Returning all-stars Antawn Jamison and Caron Butler have not consistently played at an all-star level, veteran point guard Antonio Daniels has been limited to six games because of a knee injury and the remainder of the roster is composed of underperforming veterans and inexperienced young players.
The Wizards rank 24th in the NBA in scoring, averaging 94.6 points per game, last in three-point shooting (28.2 percent), 27th in opponents' scoring (allowing 103.5 points per game) and 28th in opponents' field goal percentage (47.5 percent).
Only one team has started worse this season: the 1-13 Oklahoma City Thunder, and it fired Coach P.J. Carlesimo after its 12th loss.
"We're down two or three key players, we haven't won games and someone had to be the fall guy," guard Juan Dixon said. "Unfortunately, it had to be the coach."
Associate head coach Mike O'Koren, a longtime Jordan confidant, also was dismissed.
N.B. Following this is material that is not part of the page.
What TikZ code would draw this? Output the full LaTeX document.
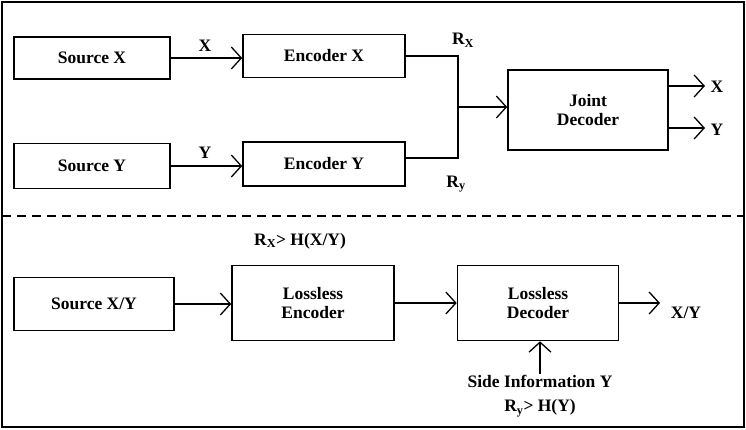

Ayers, Phil Hubbard, Wes Unseld Jr. and Dave Hopla remain on Tapscott's staff.
Jordan was popular with players and fans and earned a reputation as one of the best tacticians in the league.
He was hired by owner Abe Pollin in the summer of 2003 to help restore pride to a franchise that was coming off a tumultuous period filled with questionable draft choices and free agent signings, the disappointing Michael Jordan years and above all else, losing basketball.
Despite a string of hard-luck injuries to key players, Jordan created a level of stability and continuity in the franchise that had been lacking for decades.
"This was an extremely difficult decision because I'm personally very fond of Eddie," Pollin said in a statement released by the team. "He helped bring our franchise back to the playoffs and become ingrained in the Washington, D.C. community I will forever be grateful for his dedication and hard work. However, sometimes circumstances force changes. Our team is not performing to my expectations and I felt it was time to make a change. We wish Eddie and his family all the best."
Before Saturday's loss in New York, Jordan talked about the strain he was feeling. "It's been tough because it wears on you," Jordan said. "You go to bed with it and you wake up with it. In the morning, a win or a loss is magnified. A win feels a little bit better in the morning than it did that night but a loss feels even worse. So yeah, it wears on you."
Jordan said he felt supported by his family and his players, some of whom sent him encouraging text messages during the rough start, telling him that they were squarely behind him.
Jamison vowed to rally the team behind Tapscott and work to dig out of the early-season hole.
"The coaching staff did a great job as far as getting us prepared and ready to play games but we didn't get the job done," he said. "In certain situations, maybe it's good to hear a different voice, change or whatever. Is this that situation? I guess we'll find out."
A few hours later, after the players had filed out of Verizon Center, Tapscott was asked what his wife, Janice Thomas, thought of the news of his promotion. The Wizards' new coach realized he still had not spoken with her during the whirlwind day.
"I haven't had a chance to call her yet," he said. "I better do that quick."